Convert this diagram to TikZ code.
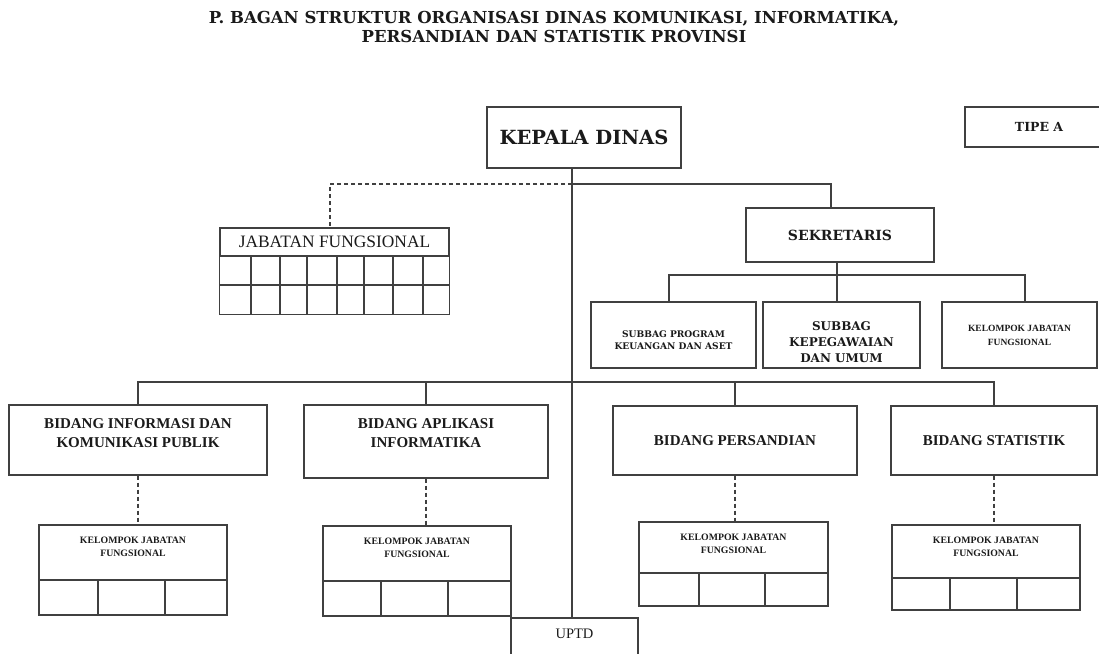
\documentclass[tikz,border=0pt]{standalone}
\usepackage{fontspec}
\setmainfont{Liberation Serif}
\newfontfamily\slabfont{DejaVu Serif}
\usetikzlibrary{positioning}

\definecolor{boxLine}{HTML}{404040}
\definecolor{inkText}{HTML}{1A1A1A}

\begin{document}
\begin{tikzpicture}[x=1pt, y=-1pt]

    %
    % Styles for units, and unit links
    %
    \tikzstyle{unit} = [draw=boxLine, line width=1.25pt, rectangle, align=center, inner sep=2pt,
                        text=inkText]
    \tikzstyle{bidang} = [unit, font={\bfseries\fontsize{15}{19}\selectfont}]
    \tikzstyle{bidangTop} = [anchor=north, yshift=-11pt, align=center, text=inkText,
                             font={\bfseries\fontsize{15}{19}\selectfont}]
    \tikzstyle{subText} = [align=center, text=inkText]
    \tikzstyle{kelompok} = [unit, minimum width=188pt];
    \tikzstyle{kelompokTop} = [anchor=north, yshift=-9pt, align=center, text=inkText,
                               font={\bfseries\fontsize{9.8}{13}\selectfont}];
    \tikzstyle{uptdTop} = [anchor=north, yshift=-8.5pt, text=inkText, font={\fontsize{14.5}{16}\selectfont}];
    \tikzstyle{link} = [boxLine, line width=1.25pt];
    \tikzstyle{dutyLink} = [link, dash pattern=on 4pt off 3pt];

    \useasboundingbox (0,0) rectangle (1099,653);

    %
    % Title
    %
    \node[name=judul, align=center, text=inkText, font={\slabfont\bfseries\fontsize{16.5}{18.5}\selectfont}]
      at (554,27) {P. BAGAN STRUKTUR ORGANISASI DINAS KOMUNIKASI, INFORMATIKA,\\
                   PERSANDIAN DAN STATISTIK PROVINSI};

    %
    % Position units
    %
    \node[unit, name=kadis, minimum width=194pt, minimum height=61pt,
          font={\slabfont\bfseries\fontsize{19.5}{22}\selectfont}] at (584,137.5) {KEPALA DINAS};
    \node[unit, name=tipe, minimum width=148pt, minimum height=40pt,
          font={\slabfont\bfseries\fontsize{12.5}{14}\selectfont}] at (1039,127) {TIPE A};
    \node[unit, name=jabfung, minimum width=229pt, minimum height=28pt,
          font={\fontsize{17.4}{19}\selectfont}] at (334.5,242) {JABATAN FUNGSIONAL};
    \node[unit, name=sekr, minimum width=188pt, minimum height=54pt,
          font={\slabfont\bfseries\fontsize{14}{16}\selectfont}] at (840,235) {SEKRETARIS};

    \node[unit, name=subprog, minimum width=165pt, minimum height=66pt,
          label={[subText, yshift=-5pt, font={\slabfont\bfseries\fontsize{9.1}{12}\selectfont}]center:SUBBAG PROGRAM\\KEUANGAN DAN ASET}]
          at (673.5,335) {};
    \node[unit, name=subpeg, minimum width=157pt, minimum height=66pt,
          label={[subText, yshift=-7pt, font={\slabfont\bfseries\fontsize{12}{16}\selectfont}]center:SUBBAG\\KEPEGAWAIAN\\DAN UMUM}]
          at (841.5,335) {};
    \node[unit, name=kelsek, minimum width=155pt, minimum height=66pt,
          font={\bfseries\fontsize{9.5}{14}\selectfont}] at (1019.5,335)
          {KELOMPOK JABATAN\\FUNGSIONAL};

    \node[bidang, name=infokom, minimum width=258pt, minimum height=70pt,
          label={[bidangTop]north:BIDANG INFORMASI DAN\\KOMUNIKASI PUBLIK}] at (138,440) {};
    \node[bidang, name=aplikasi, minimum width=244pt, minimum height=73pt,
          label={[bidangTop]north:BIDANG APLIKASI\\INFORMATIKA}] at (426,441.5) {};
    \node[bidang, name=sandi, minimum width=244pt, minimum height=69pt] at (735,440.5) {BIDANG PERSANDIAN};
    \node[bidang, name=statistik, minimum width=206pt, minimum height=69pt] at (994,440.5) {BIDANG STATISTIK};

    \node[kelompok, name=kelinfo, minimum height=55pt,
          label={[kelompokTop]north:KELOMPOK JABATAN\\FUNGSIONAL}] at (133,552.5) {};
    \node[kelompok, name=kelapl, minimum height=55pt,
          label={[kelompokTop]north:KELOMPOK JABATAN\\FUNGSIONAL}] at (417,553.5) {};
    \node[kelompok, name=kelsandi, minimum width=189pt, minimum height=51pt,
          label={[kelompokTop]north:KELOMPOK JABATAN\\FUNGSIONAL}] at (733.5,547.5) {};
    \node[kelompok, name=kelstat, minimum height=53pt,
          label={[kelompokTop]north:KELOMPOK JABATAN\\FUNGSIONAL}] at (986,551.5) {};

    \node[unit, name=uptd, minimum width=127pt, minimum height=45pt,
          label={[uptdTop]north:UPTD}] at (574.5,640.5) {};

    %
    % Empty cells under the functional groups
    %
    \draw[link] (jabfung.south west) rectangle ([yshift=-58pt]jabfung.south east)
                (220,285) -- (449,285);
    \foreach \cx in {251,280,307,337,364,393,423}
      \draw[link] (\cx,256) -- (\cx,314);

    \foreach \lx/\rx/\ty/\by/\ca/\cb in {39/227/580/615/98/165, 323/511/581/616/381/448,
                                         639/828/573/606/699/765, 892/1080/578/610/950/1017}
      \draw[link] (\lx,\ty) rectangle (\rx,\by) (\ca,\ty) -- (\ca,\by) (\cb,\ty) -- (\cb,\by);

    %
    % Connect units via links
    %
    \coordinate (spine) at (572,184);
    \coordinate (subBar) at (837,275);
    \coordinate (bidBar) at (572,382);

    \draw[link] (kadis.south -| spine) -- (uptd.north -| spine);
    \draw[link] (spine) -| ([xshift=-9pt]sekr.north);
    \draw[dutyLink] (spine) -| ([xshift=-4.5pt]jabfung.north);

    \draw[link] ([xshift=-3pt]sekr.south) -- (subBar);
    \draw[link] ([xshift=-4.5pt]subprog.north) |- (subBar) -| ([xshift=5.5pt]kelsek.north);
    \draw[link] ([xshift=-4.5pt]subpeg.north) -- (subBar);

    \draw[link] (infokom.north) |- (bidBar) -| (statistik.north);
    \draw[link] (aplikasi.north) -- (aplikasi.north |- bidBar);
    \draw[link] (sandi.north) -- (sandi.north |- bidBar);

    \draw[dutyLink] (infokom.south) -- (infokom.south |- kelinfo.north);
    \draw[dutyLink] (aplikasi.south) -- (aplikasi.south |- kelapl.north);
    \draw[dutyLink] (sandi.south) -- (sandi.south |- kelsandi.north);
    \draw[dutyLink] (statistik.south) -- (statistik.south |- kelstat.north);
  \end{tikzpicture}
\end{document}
···
Go from the first line of the listing to the line holding "4pt off 3pt];" and, please, transcribe those lines exactly, both included, with no pictures.

Full output:
Convert this diagram to TikZ code.
\documentclass[tikz,border=0pt]{standalone}
\usepackage{fontspec}
\setmainfont{Liberation Serif}
\newfontfamily\slabfont{DejaVu Serif}
\usetikzlibrary{positioning}

\definecolor{boxLine}{HTML}{404040}
\definecolor{inkText}{HTML}{1A1A1A}

\begin{document}
\begin{tikzpicture}[x=1pt, y=-1pt]

    %
    % Styles for units, and unit links
    %
    \tikzstyle{unit} = [draw=boxLine, line width=1.25pt, rectangle, align=center, inner sep=2pt,
                        text=inkText]
    \tikzstyle{bidang} = [unit, font={\bfseries\fontsize{15}{19}\selectfont}]
    \tikzstyle{bidangTop} = [anchor=north, yshift=-11pt, align=center, text=inkText,
                             font={\bfseries\fontsize{15}{19}\selectfont}]
    \tikzstyle{subText} = [align=center, text=inkText]
    \tikzstyle{kelompok} = [unit, minimum width=188pt];
    \tikzstyle{kelompokTop} = [anchor=north, yshift=-9pt, align=center, text=inkText,
                               font={\bfseries\fontsize{9.8}{13}\selectfont}];
    \tikzstyle{uptdTop} = [anchor=north, yshift=-8.5pt, text=inkText, font={\fontsize{14.5}{16}\selectfont}];
    \tikzstyle{link} = [boxLine, line width=1.25pt];
    \tikzstyle{dutyLink} = [link, dash pattern=on 4pt off 3pt];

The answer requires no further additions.